The time is long overdue for us to turn with disgust from this vicious talk of murdering workers for opposing one of the national state governments of capitalism. This is where the “practical politics” of administering the profit system lead. The suffering of black Africans at the hands of white colonisers was often beyond description, so that a great deal of emotional energy has gone into the forming of the newly independent states. Similarly, the Jews who formed the state of Israel after their experience of Nazi Germany were committed to the idea of the Jewish national state. But all these nationalist movements whether Irish. Polish or Pan-African. are tragically caught within the net of capitalist social relations. As such, they have no future except as administrative units for the profit system.

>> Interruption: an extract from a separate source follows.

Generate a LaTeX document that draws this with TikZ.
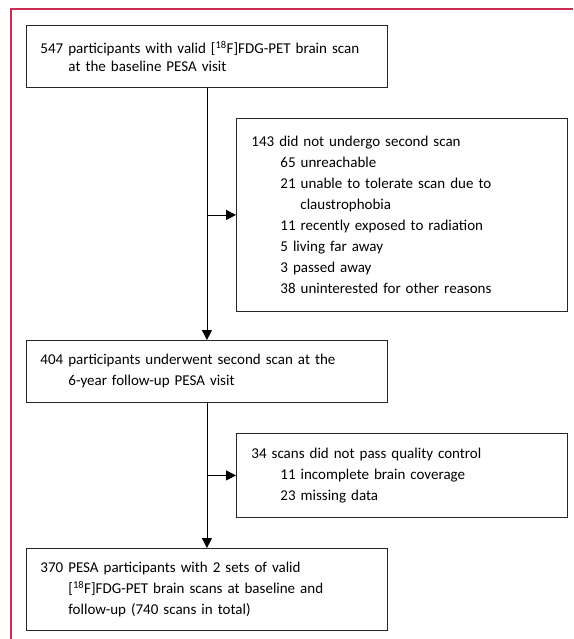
\documentclass[tikz,border=0pt]{standalone}
\usepackage{fontspec}
\setmainfont{Carlito}
\usetikzlibrary{arrows.meta}
\definecolor{framered}{RGB}{205,45,85}
\newcommand{\fdg}{[\textsuperscript{18}F]FDG-PET}

\begin{document}
\begin{tikzpicture}[x=1pt,y=1pt,
    box/.style={draw=black!85, line width=0.9pt, anchor=north west, inner xsep=14pt, inner ysep=0pt, align=left, font=\fontsize{15}{21}\selectfont},
    flow/.style={line width=0.9pt, -{Triangle[length=10pt,width=10pt]}}]
    \useasboundingbox (0,0) rectangle (573,-639);
    \draw[framered, line width=1.1pt] (11,-639) -- (11,-9) -- (573,-9);

    \node[box, text width=333pt, minimum height=62pt] (baseline) at (26,-25) {547 participants with valid \fdg{} brain scan\\[-3pt]\hspace*{28pt}at the baseline PESA visit};
    \node[box, inner xsep=15pt, text width=301pt, minimum height=193pt] (noscan) at (236,-118) {143 did not undergo second scan\\
        \hspace*{29pt}65 unreachable\\
        \hspace*{29pt}21 unable to tolerate scan due to\\
        \hspace*{49pt}claustrophobia\\
        \hspace*{29pt}11 recently exposed to radiation\\
        \hspace*{29pt}5 living far away\\
        \hspace*{29pt}3 passed away\\
        \hspace*{29pt}38 uninterested for other reasons};
    \node[box, text width=333pt, minimum height=62pt] (followup) at (26,-340) {404 participants underwent second scan at the\\\hspace*{28pt}6-year follow-up PESA visit};
    \node[box, inner xsep=15pt, text width=301pt, minimum height=84pt] (qc) at (236,-433) {34 scans did not pass quality control\\
        \hspace*{29pt}11 incomplete brain coverage\\
        \hspace*{29pt}23 missing data};
    \node[box, text width=333pt, minimum height=82pt] (final) at (26,-548) {370 PESA participants with 2 sets of valid\\\hspace*{28pt}\fdg{} brain scans at baseline and\\\hspace*{28pt}follow-up (740 scans in total)};

    \draw[flow] (baseline.south) -- (followup.north);
    \draw[flow] (baseline.south |- noscan.west) -- (noscan.west);
    \draw[flow] (followup.south) -- (final.north);
    \draw[flow] (followup.south |- qc.west) -- (qc.west);
\end{tikzpicture}
\end{document}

Socialists are engaged in the enormous task of persuasion and organisation to build a powerful world-wide movement for democratic revolution. There can be no socialism without a majority of socialists. One of the most popular strip cartoons in Africa in the 1970s was Seraphina in Jeune Afrique, in which the heroine fights against Octagone. headquarters of the “Soviet-American Republic”. Many Africans are aware of how the Warsaw Pact countries merely mirror the West in their capitalist policies of profitable investment, military expansion, state oppression of dissent and, above all, the persistence of the exploitation of wage-labour for the accumulation of capital. At the moment, Africa is still itself reflecting the same domination of the world by the interests of private and state property. The political leaders are looking for sheep to follow them to the semi-realisation of their empty, divisive dreams. But the power of class consciousness has been accumulating for centuries, and the African workers know what has happened to them. They have only to take the next step towards human liberation, and the arrogant élitism of Mugabe and the others who offer to act “on our behalf” will be broken forever. There are not three worlds — just one, and it is ours for the taking.